----- Material provided -----

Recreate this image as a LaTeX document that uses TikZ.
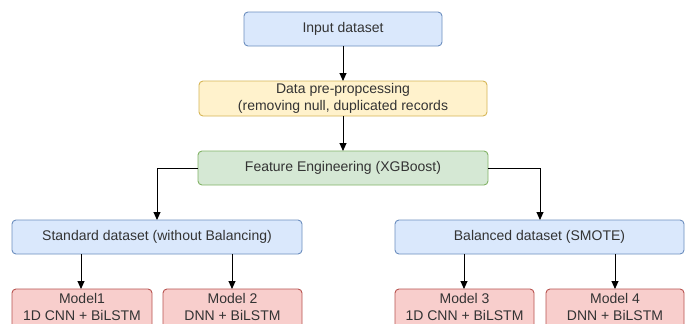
\documentclass[tikz,border=0pt]{standalone}
\usepackage{fontspec}
\setmainfont{Liberation Sans}
\usetikzlibrary{arrows.meta}
\definecolor{bfill}{HTML}{DAE8FC}\definecolor{bdraw}{HTML}{6C8EBF}
\definecolor{yfill}{HTML}{FFF2CC}\definecolor{ydraw}{HTML}{D6B656}
\definecolor{gfill}{HTML}{D5E8D4}\definecolor{gdraw}{HTML}{82B366}
\definecolor{rfill}{HTML}{F8CECC}\definecolor{rdraw}{HTML}{B85450}
\definecolor{txt}{HTML}{333333}
\begin{document}
\begin{tikzpicture}[x=1pt,y=-1pt,
  box/.style={rectangle, rounded corners=4pt, line width=0.9pt, inner sep=0pt, outer sep=0pt, align=center, font=\fontsize{14}{17.5}\selectfont, text=txt},
  bluebox/.style={box, fill=bfill, draw=bdraw},
  yellowbox/.style={box, fill=yfill, draw=ydraw},
  greenbox/.style={box, fill=gfill, draw=gdraw},
  redbox/.style={box, fill=rfill, draw=rdraw},
  arr/.style={-{Triangle[length=8pt,width=7pt]}, line width=0.9pt, black}]
\clip (0,0) rectangle (691,324);
\fill[white] (0,0) rectangle (691,324);
% boxes
\node[bluebox, minimum width=198pt, minimum height=34pt] (in) at (343,29) {Input dataset};
\node[yellowbox, minimum width=288pt, minimum height=35pt] (pre) at (343,98.5) {Data pre-propcessing\\(removing null, duplicated records};
\node[greenbox, minimum width=290pt, minimum height=34pt] (fe) at (343,168) {Feature Engineering (XGBoost)};
\node[bluebox, minimum width=290pt, minimum height=34pt] (sd) at (157,237) {Standard dataset (without Balancing)};
\node[bluebox, minimum width=289pt, minimum height=34pt] (bd) at (539.5,237) {Balanced dataset (SMOTE)};
% model boxes (cut by the lower edge)
\draw[redbox] (12,289) rectangle (152,340);
\draw[redbox] (163,289) rectangle (302,340);
\draw[redbox] (395,289) rectangle (534,340);
\draw[redbox] (546,289) rectangle (684,340);
\node[box] (m1) at (82,307) {Model1\\1D CNN + BiLSTM};
\node[box] (m2) at (232.5,307) {Model 2\\DNN + BiLSTM};
\node[box] (m3) at (464.5,307) {Model 3\\1D CNN + BiLSTM};
\node[box] (m4) at (615,307) {Model 4\\DNN + BiLSTM};
\coordinate (m1t) at (81,289);\coordinate (m2t) at (232,289);
\coordinate (m3t) at (464,289);\coordinate (m4t) at (615,289);
% connectors
\draw[arr] (in) -- (pre);
\draw[arr] (pre) -- (fe);
\draw[arr] (fe.west) -| (sd);
\draw[arr] (fe.east) -| ([xshift=0.5pt]bd.north);
\draw[arr] (sd.south -| m1t) -- (m1t);
\draw[arr] (sd.south -| m2t) -- (m2t);
\draw[arr] (bd.south -| m3t) -- (m3t);
\draw[arr] (bd.south -| m4t) -- (m4t);
\end{tikzpicture}
\end{document}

-----

◆ Job
Strip out the pictures and quote the remaining data word for word.

◆ The output
Recreate this image as a LaTeX document that uses TikZ.
\documentclass[tikz,border=0pt]{standalone}
\usepackage{fontspec}
\setmainfont{Liberation Sans}
\usetikzlibrary{arrows.meta}
\definecolor{bfill}{HTML}{DAE8FC}\definecolor{bdraw}{HTML}{6C8EBF}
\definecolor{yfill}{HTML}{FFF2CC}\definecolor{ydraw}{HTML}{D6B656}
\definecolor{gfill}{HTML}{D5E8D4}\definecolor{gdraw}{HTML}{82B366}
\definecolor{rfill}{HTML}{F8CECC}\definecolor{rdraw}{HTML}{B85450}
\definecolor{txt}{HTML}{333333}
\begin{document}
\begin{tikzpicture}[x=1pt,y=-1pt,
  box/.style={rectangle, rounded corners=4pt, line width=0.9pt, inner sep=0pt, outer sep=0pt, align=center, font=\fontsize{14}{17.5}\selectfont, text=txt},
  bluebox/.style={box, fill=bfill, draw=bdraw},
  yellowbox/.style={box, fill=yfill, draw=ydraw},
  greenbox/.style={box, fill=gfill, draw=gdraw},
  redbox/.style={box, fill=rfill, draw=rdraw},
  arr/.style={-{Triangle[length=8pt,width=7pt]}, line width=0.9pt, black}]
\clip (0,0) rectangle (691,324);
\fill[white] (0,0) rectangle (691,324);
% boxes
\node[bluebox, minimum width=198pt, minimum height=34pt] (in) at (343,29) {Input dataset};
\node[yellowbox, minimum width=288pt, minimum height=35pt] (pre) at (343,98.5) {Data pre-propcessing\\(removing null, duplicated records};
\node[greenbox, minimum width=290pt, minimum height=34pt] (fe) at (343,168) {Feature Engineering (XGBoost)};
\node[bluebox, minimum width=290pt, minimum height=34pt] (sd) at (157,237) {Standard dataset (without Balancing)};
\node[bluebox, minimum width=289pt, minimum height=34pt] (bd) at (539.5,237) {Balanced dataset (SMOTE)};
% model boxes (cut by the lower edge)
\draw[redbox] (12,289) rectangle (152,340);
\draw[redbox] (163,289) rectangle (302,340);
\draw[redbox] (395,289) rectangle (534,340);
\draw[redbox] (546,289) rectangle (684,340);
\node[box] (m1) at (82,307) {Model1\\1D CNN + BiLSTM};
\node[box] (m2) at (232.5,307) {Model 2\\DNN + BiLSTM};
\node[box] (m3) at (464.5,307) {Model 3\\1D CNN + BiLSTM};
\node[box] (m4) at (615,307) {Model 4\\DNN + BiLSTM};
\coordinate (m1t) at (81,289);\coordinate (m2t) at (232,289);
\coordinate (m3t) at (464,289);\coordinate (m4t) at (615,289);
% connectors
\draw[arr] (in) -- (pre);
\draw[arr] (pre) -- (fe);
\draw[arr] (fe.west) -| (sd);
\draw[arr] (fe.east) -| ([xshift=0.5pt]bd.north);
\draw[arr] (sd.south -| m1t) -- (m1t);
\draw[arr] (sd.south -| m2t) -- (m2t);
\draw[arr] (bd.south -| m3t) -- (m3t);
\draw[arr] (bd.south -| m4t) -- (m4t);
\end{tikzpicture}
\end{document}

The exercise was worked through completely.